Leave out the pictures, and write out exactly the lines from the beginning of the material to the line holding "(acc) at (392,-461)", that line included, and nothing else.

-- start of INFORMATION SHOWN --

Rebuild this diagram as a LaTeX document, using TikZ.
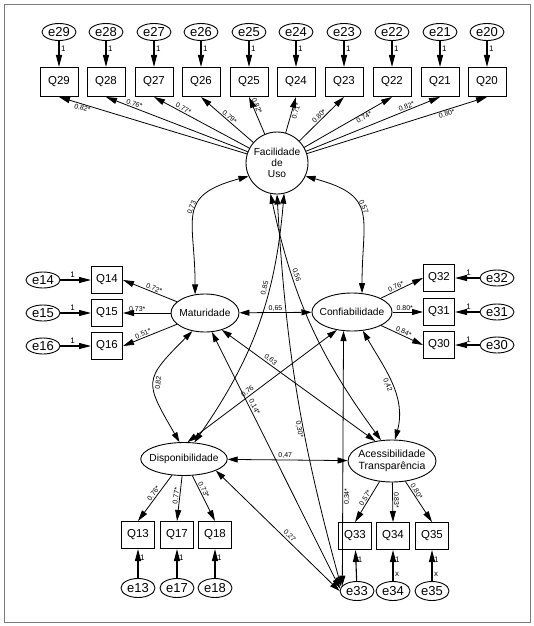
\documentclass[tikz,border=0pt]{standalone}
\usepackage{fontspec}
\setmainfont{Liberation Sans}
\usepackage{tikz}
\usetikzlibrary{arrows.meta,shapes.geometric,calc}
\definecolor{frameGray}{HTML}{7A7A7A}
\tikzset{
  itembox/.style={draw, line width=1pt, minimum width=38pt, minimum height=29pt,
                  inner sep=0pt, font=\fontsize{11.5}{12}\selectfont},
  smallbox/.style={itembox, minimum width=31pt, minimum height=27pt},
  errnode/.style={draw, ellipse, line width=0.9pt, minimum width=34pt,
                  minimum height=17pt, inner sep=0pt, font=\fontsize{13}{13}\selectfont},
  latnode/.style={draw, ellipse, line width=0.9pt, inner sep=-4pt, align=center,
                  font=\fontsize{10.2}{11}\selectfont},
  errarrow/.style={-{Triangle[length=12pt,width=6pt]}, line width=1.1pt},
  loadarrow/.style={-{Triangle[length=11pt,width=6pt]}, line width=0.8pt},
  covarrow/.style={{Triangle[length=10pt,width=6pt]}-{Triangle[length=10pt,width=6pt]},
                   line width=0.8pt},
  coeff/.style={font=\fontsize{7}{7}\selectfont, inner sep=1pt},
  onelbl/.style={font=\fontsize{8}{8}\selectfont, inner sep=1.5pt},
}

\begin{document}
\begin{tikzpicture}[x=1pt, y=1pt]
\useasboundingbox (0,0) rectangle (534,-626);
\draw[frameGray, line width=1pt] (4,-5) rectangle (530,-622);

%% Latent factors
\node[latnode, minimum width=62pt, minimum height=62pt] (fac) at (277,-163) {Facilidade\\de\\Uso};
\node[latnode, minimum width=68pt, minimum height=38pt] (mat) at (205,-313) {Maturidade};
\node[latnode, minimum width=74pt, minimum height=38pt] (conf) at (352,-312) {Confiabilidade};
\node[latnode, minimum width=76pt, minimum height=33pt] (disp) at (184,-459) {Disponibilidade};
\node[latnode, minimum width=88pt, minimum height=42pt, font=\fontsize{10.5}{11.5}\selectfont]
  (acc) at (392,-461) {Acessibilidade\\Transparência};

%% Top row: Facilidade de Uso items
\foreach \n/\x in {29/59,28/106,27/154,26/201,25/249,24/296,23/344,22/392,21/440,20/487} {
  \node[errnode] (e\n) at (\x,-32) {e\n};
  \node[itembox] (q\n) at (\x,-82) {Q\n};
  \draw[errarrow] (e\n) -- node[onelbl, right, pos=0.3] {1} (q\n);
}
\foreach \n/\v/\p/\a in {29/0.82*/0.87/north, 28/0.76*/0.81/south, 27/0.77*/0.71/south,
                         26/0.79*/0.5/south, 25/0.82*/0.72/south, 24/0.71*/0.64/north,
                         23/0.80*/0.5/south, 22/0.74*/0.66/north, 21/0.82*/0.76/south,
                         20/0.80*/0.77/north} {
  \draw[loadarrow] (fac) -- node[coeff, sloped, pos=\p, anchor=\a] {\v} (q\n.south);
}

%% Maturidade items
\foreach \n/\y in {14/-280,15/-313,16/-346} {
  \node[errnode, minimum height=16pt] (e\n) at (43,\y) {e\n};
  \node[smallbox] (q\n) at (107,\y) {Q\n};
  \draw[errarrow] (e\n) -- node[onelbl, above, pos=0.4] {1} (q\n);
}
\draw[loadarrow] (mat) -- node[coeff, sloped, above, pos=0.45] {0.72*} (q14.east);
\draw[loadarrow] (mat) -- node[coeff, sloped, above, pos=0.7] {0.73*} (q15.east);
\draw[loadarrow] (mat) -- node[coeff, sloped, above, pos=0.6] {0.51*} (q16.east);

%% Confiabilidade items
\foreach \n/\y in {32/-278,31/-312,30/-345} {
  \node[errnode, minimum height=16pt] (e\n) at (497,\y) {e\n};
  \node[smallbox] (q\n) at (439,\y) {Q\n};
  \draw[errarrow] (e\n) -- node[onelbl, above, pos=0.45] {1} (q\n);
}
\draw[loadarrow] (conf) -- node[coeff, sloped, above, pos=0.4] {0.76*} (q32.west);
\draw[loadarrow] (conf) -- node[coeff, sloped, above, pos=0.4] {0.80*} (q31.west);
\draw[loadarrow] (conf) -- node[coeff, sloped, above, pos=0.5] {0.84*} (q30.west);

%% Disponibilidade items
\foreach \n/\x in {13/138,17/177,18/215} {
  \node[errnode, minimum height=19pt] (e\n) at (\x,-588) {e\n};
  \node[smallbox, minimum width=33pt] (q\n) at (\x,-535) {Q\n};
  \draw[errarrow] (e\n) -- node[onelbl, right, pos=0.7] {1} (q\n);
}
\draw[loadarrow] (disp) -- node[coeff, sloped, above, pos=0.45] {0.76*} (q13.north);
\draw[loadarrow] (disp) -- node[coeff, sloped, above, pos=0.45] {0.77*} (q17.north);
\draw[loadarrow] (disp) -- node[coeff, sloped, above, pos=0.35] {0.73*} (q18.north);

%% Acessibilidade items
\foreach \n/\x in {33/357,34/393,35/432} {
  \node[errnode, minimum height=19pt] (e\n) at (\x,-591) {e\n};
}
\foreach \n/\x in {33/355,34/393,35/432} {
  \node[smallbox, minimum width=33pt] (q\n) at (\x,-536) {Q\n};
}
\draw[errarrow] (e33) -- node[onelbl, right, pos=0.7] {1} (q33);
\draw[errarrow] (e34) -- node[onelbl, right, pos=0.7] {1} node[onelbl, right, pos=0.2] {x} (q34);
\draw[errarrow] (e35) -- node[onelbl, right, pos=0.7] {1} node[onelbl, right, pos=0.2] {x} (q35);
\draw[loadarrow] (acc) -- node[coeff, sloped, above, pos=0.45] {0.57*} (q33.north);
\draw[loadarrow] (acc) -- node[coeff, sloped, above, pos=0.45] {0.83*} (q34.north);
\draw[loadarrow] (acc) -- node[coeff, sloped, above, pos=0.3] {0.80*} (q35.north);

%% Covariances between factors
\draw[covarrow] (fac.205) to[out=195, in=90, looseness=1.5]
  node[coeff, sloped, above, pos=0.45] {0,73} (mat.118);
\draw[covarrow] (fac.335) to[out=345, in=90, looseness=1.5]
  node[coeff, sloped, above, pos=0.45] {0,57} (conf.62);
\draw[covarrow] (mat.235) to[out=225, in=120, looseness=1.6]
  node[coeff, sloped, below, pos=0.5] {0,82} (disp.105);
\draw[covarrow] (conf.300) to[out=300, in=75]
  node[coeff, sloped, below, pos=0.5] {0,42} (acc.82);
\draw[covarrow] (mat) -- node[coeff, above, pos=0.5] {0,65} (conf);
\draw[covarrow] (disp) -- node[coeff, above, pos=0.48] {0,47} (acc);
\draw[covarrow] (mat.315) -- node[coeff, sloped, above, pos=0.3] {0,63} (acc.130);
\draw[covarrow] (conf.230) -- node[coeff, sloped, above, pos=0.58] {0,76} (disp.78);
\draw[covarrow] (fac.283) to[bend left=15]
  node[coeff, sloped, above, pos=0.35] {0,85} (disp.58);
\draw[covarrow] (fac.258) to[bend right=12]
  node[coeff, sloped, above, pos=0.3] {0,56} (acc.118);

%% Covariances with e33
\draw[covarrow] (fac.270) to[bend right=6]
  node[coeff, sloped, below, pos=0.6] {0,30*} (e33.165);
\draw[covarrow] (conf.246) -- node[coeff, sloped, below, pos=0.65] {0,34*} (e33.160);
\draw[covarrow] (mat.290) -- node[coeff, sloped, above, pos=0.3] {0,14*} (e33.172);
\draw[covarrow] (disp.340) -- node[coeff, sloped, above, pos=0.57] {0,27} (e33.180);
\end{tikzpicture}
\end{document}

-- end of INFORMATION SHOWN --

● ANSWER TO THE TASK:
Rebuild this diagram as a LaTeX document, using TikZ.
\documentclass[tikz,border=0pt]{standalone}
\usepackage{fontspec}
\setmainfont{Liberation Sans}
\usepackage{tikz}
\usetikzlibrary{arrows.meta,shapes.geometric,calc}
\definecolor{frameGray}{HTML}{7A7A7A}
\tikzset{
  itembox/.style={draw, line width=1pt, minimum width=38pt, minimum height=29pt,
                  inner sep=0pt, font=\fontsize{11.5}{12}\selectfont},
  smallbox/.style={itembox, minimum width=31pt, minimum height=27pt},
  errnode/.style={draw, ellipse, line width=0.9pt, minimum width=34pt,
                  minimum height=17pt, inner sep=0pt, font=\fontsize{13}{13}\selectfont},
  latnode/.style={draw, ellipse, line width=0.9pt, inner sep=-4pt, align=center,
                  font=\fontsize{10.2}{11}\selectfont},
  errarrow/.style={-{Triangle[length=12pt,width=6pt]}, line width=1.1pt},
  loadarrow/.style={-{Triangle[length=11pt,width=6pt]}, line width=0.8pt},
  covarrow/.style={{Triangle[length=10pt,width=6pt]}-{Triangle[length=10pt,width=6pt]},
                   line width=0.8pt},
  coeff/.style={font=\fontsize{7}{7}\selectfont, inner sep=1pt},
  onelbl/.style={font=\fontsize{8}{8}\selectfont, inner sep=1.5pt},
}

\begin{document}
\begin{tikzpicture}[x=1pt, y=1pt]
\useasboundingbox (0,0) rectangle (534,-626);
\draw[frameGray, line width=1pt] (4,-5) rectangle (530,-622);

%% Latent factors
\node[latnode, minimum width=62pt, minimum height=62pt] (fac) at (277,-163) {Facilidade\\de\\Uso};
\node[latnode, minimum width=68pt, minimum height=38pt] (mat) at (205,-313) {Maturidade};
\node[latnode, minimum width=74pt, minimum height=38pt] (conf) at (352,-312) {Confiabilidade};
\node[latnode, minimum width=76pt, minimum height=33pt] (disp) at (184,-459) {Disponibilidade};
\node[latnode, minimum width=88pt, minimum height=42pt, font=\fontsize{10.5}{11.5}\selectfont]
  (acc) at (392,-461) {Acessibilidade\\Transparência};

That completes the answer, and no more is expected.